**What to work on**
Retype every line from the start of the data down to and including the line with "plt.rcParams['hatch.linewidth'] = 1.2". Skip the pictures.

**Raw data**
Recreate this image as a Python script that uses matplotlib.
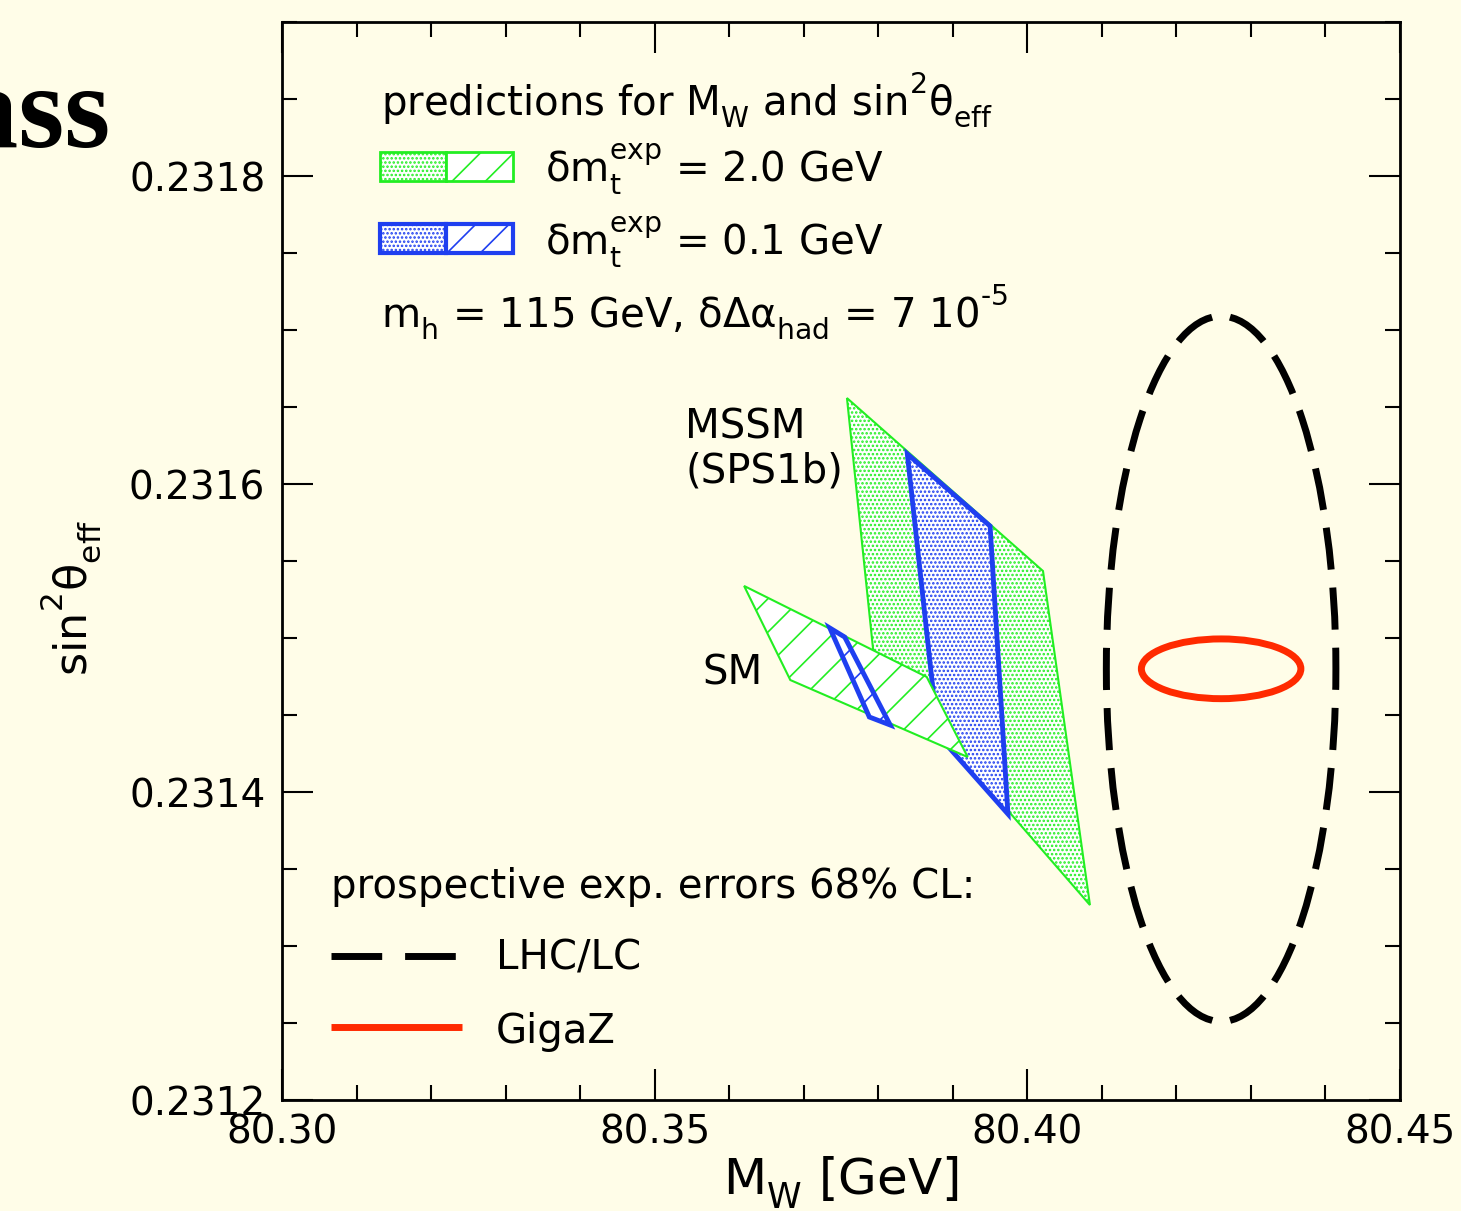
import matplotlib
matplotlib.use('Agg')
import matplotlib.pyplot as plt
from matplotlib.patches import Polygon, Ellipse, Rectangle
from matplotlib.lines import Line2D
from matplotlib.ticker import MultipleLocator, FormatStrFormatter

plt.rcParams['font.family'] = ['DejaVu Sans']
plt.rcParams['mathtext.fontset'] = 'dejavusans'
plt.rcParams['mathtext.default'] = 'regular'
plt.rcParams['hatch.linewidth'] = 1.2

# deeper sub/superscripts, as in the reference typesetting
try:
    from matplotlib import _mathtext as _mt
    _mt.FontConstantsBase.sub1 = 0.55
    _mt.FontConstantsBase.sub2 = 0.6
    _mt.FontConstantsBase.sup1 = 1.0
except Exception:
    pass

# ---------------- data ----------------
mssm_wide_mw = [80.3758, 80.4021, 80.4084, 80.3794]
mssm_wide_s2 = [0.2316558, 0.2315435, 0.2313266, 0.2314883]
mssm_narrow_mw = [80.3839, 80.3950, 80.3974, 80.3880]
mssm_narrow_s2 = [0.2316195, 0.2315727, 0.2313857, 0.2314370]
sm_wide_mw = [80.3620, 80.3865, 80.3920, 80.3682]
sm_wide_s2 = [0.2315338, 0.2314747, 0.2314227, 0.2314727]
sm_narrow_mw = [80.3735, 80.3755, 80.3816, 80.3788]
sm_narrow_s2 = [0.2315065, 0.2315006, 0.2314435, 0.2314487]

ellipse_center_mw = 80.4260
ellipse_center_s2 = 0.23148
lhc_err_mw = 0.0154
lhc_err_s2 = 0.000229
gigaz_err_mw = 0.0107
gigaz_err_s2 = 0.0000194

x_ticks = [80.30, 80.35, 80.40, 80.45]
y_ticks = [0.2312, 0.2314, 0.2316, 0.2318]

# ---------------- style ----------------
BG = '#FFFDE8'
GREEN = '#22EE22'
BLUE = '#1F3FF0'
RED = '#FF2A00'

W, H = 1461, 1211
fig = plt.figure(figsize=(W / 100, H / 100), dpi=100, facecolor=BG)
ax = fig.add_axes([282 / W, 1 - 1100 / H, 1118 / W, 1078 / H], facecolor=BG)
ax.set_xlim(80.30, 80.45)
ax.set_ylim(0.2312, 0.2319)

ax.set_xticks(x_ticks)
ax.set_yticks(y_ticks)
ax.xaxis.set_minor_locator(MultipleLocator(0.01))
ax.yaxis.set_minor_locator(MultipleLocator(0.00005))
ax.xaxis.set_major_formatter(FormatStrFormatter('%.2f'))
ax.yaxis.set_major_formatter(FormatStrFormatter('%.4f'))
ax.tick_params(which='major', direction='in', length=22, width=1.5,
               top=True, right=True, labelsize=28, pad=12)
ax.tick_params(axis='x', which='major', pad=10)
ax.tick_params(which='minor', direction='in', length=11, width=1.5,
               top=True, right=True)
for s in ax.spines.values():
    s.set_linewidth(2)

# ---------------- regions ----------------
ax.add_patch(Polygon(list(zip(mssm_wide_mw, mssm_wide_s2)), closed=True,
                     facecolor='white', edgecolor=GREEN, lw=1.5, hatch='....', zorder=2))
ax.add_patch(Polygon(list(zip(mssm_narrow_mw, mssm_narrow_s2)), closed=True,
                     facecolor='white', edgecolor=BLUE, lw=3.5, hatch='....', zorder=3))
ax.add_patch(Polygon(list(zip(sm_wide_mw, sm_wide_s2)), closed=True,
                     facecolor='white', edgecolor=GREEN, lw=1.5, hatch='/', zorder=4))
ax.add_patch(Polygon(list(zip(sm_narrow_mw, sm_narrow_s2)), closed=True,
                     facecolor='white', edgecolor=BLUE, lw=3.5, hatch='/', zorder=5))

ax.add_patch(Ellipse((ellipse_center_mw, ellipse_center_s2), 2 * lhc_err_mw, 2 * lhc_err_s2,
                     fill=False, edgecolor='black', lw=5, linestyle=(7.37, (6.07, 2.6)),
                     zorder=6))
ax.add_patch(Ellipse((ellipse_center_mw, ellipse_center_s2), 2 * gigaz_err_mw, 2 * gigaz_err_s2,
                     fill=False, edgecolor=RED, lw=5, zorder=6))

# ---------------- legend / annotations ----------------
T = ax.transAxes
fs = 29
ax.text(0.0886, 0.9128, 'predictions for M$_\\mathrm{W}$ and sin$^\\mathrm{2}$θ$_\\mathrm{eff}$',
        transform=T, fontsize=fs, va='baseline', ha='left')

def swatch(y0, y1, color, lw):
    ax.add_patch(Rectangle((0.0877, y0), 0.1467 - 0.0877, y1 - y0, transform=T,
                           facecolor='white', edgecolor=color, lw=lw, hatch='....', zorder=7))
    ax.add_patch(Rectangle((0.1467, y0), 0.2066 - 0.1467, y1 - y0, transform=T,
                           facecolor='white', edgecolor=color, lw=lw, hatch='/', zorder=7))

swatch(0.8525, 0.8794, GREEN, 2.0)
swatch(0.7857, 0.8126, BLUE, 3.0)
ax.text(0.2352, 0.8516, 'δm$_\\mathrm{t}^\\mathrm{exp}$ = 2.0 GeV', transform=T,
        fontsize=fs, va='baseline', ha='left')
ax.text(0.2352, 0.7839, 'δm$_\\mathrm{t}^\\mathrm{exp}$ = 0.1 GeV', transform=T,
        fontsize=fs, va='baseline', ha='left')
ax.text(0.0886, 0.7171, 'm$_\\mathrm{h}$ = 115 GeV, δΔα$_\\mathrm{had}$ = 7 10$^\\mathrm{\u2010 5}$',
        transform=T, fontsize=fs, va='baseline', ha='left')

ax.text(0.3605, 0.6141, 'MSSM', transform=T, fontsize=fs, va='baseline', ha='left')
ax.text(0.3605, 0.5724, '(SPS1b)', transform=T, fontsize=fs, va='baseline', ha='left')
ax.text(0.3757, 0.3850, 'SM', transform=T, fontsize=fs, va='baseline', ha='left')

ax.text(0.0438, 0.1874, 'prospective exp. errors 68% CL:', transform=T,
        fontsize=fs, va='baseline', ha='left')
ax.add_line(Line2D([0.0438, 0.1556], [0.1336, 0.1336], transform=T, color='black',
                   lw=5, dashes=(7.3, 3.3), dash_capstyle='butt'))
ax.text(0.1914, 0.1206, 'LHC/LC', transform=T, fontsize=fs, va='baseline', ha='left')
ax.add_line(Line2D([0.0438, 0.1610], [0.0677, 0.0677], transform=T, color=RED,
                   lw=5, solid_capstyle='butt'))
ax.text(0.1914, 0.0529, 'GigaZ', transform=T, fontsize=fs, va='baseline', ha='left')

# ---------------- axis labels ----------------
ax.text(0.5, -0.0872, 'M$_\\mathrm{W}$ [GeV]', transform=T, fontsize=36,
        va='baseline', ha='center')
ax.text(-0.1735, 0.4657, 'sin$^\\mathrm{2}$θ$_\\mathrm{eff}$', transform=T, fontsize=32,
        rotation=90, rotation_mode='anchor', va='baseline', ha='center')

# slide title fragment at top left
fig.text(110 / W, 1 - 147 / H, 'Mass', ha='right', va='baseline', fontsize=85,
         family=['Liberation Serif', 'DejaVu Serif'], weight='bold')

fig.savefig('out.png', dpi=100, facecolor=BG)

**Exercise response**
Recreate this image as a Python script that uses matplotlib.
import matplotlib
matplotlib.use('Agg')
import matplotlib.pyplot as plt
from matplotlib.patches import Polygon, Ellipse, Rectangle
from matplotlib.lines import Line2D
from matplotlib.ticker import MultipleLocator, FormatStrFormatter

plt.rcParams['font.family'] = ['DejaVu Sans']
plt.rcParams['mathtext.fontset'] = 'dejavusans'
plt.rcParams['mathtext.default'] = 'regular'
plt.rcParams['hatch.linewidth'] = 1.2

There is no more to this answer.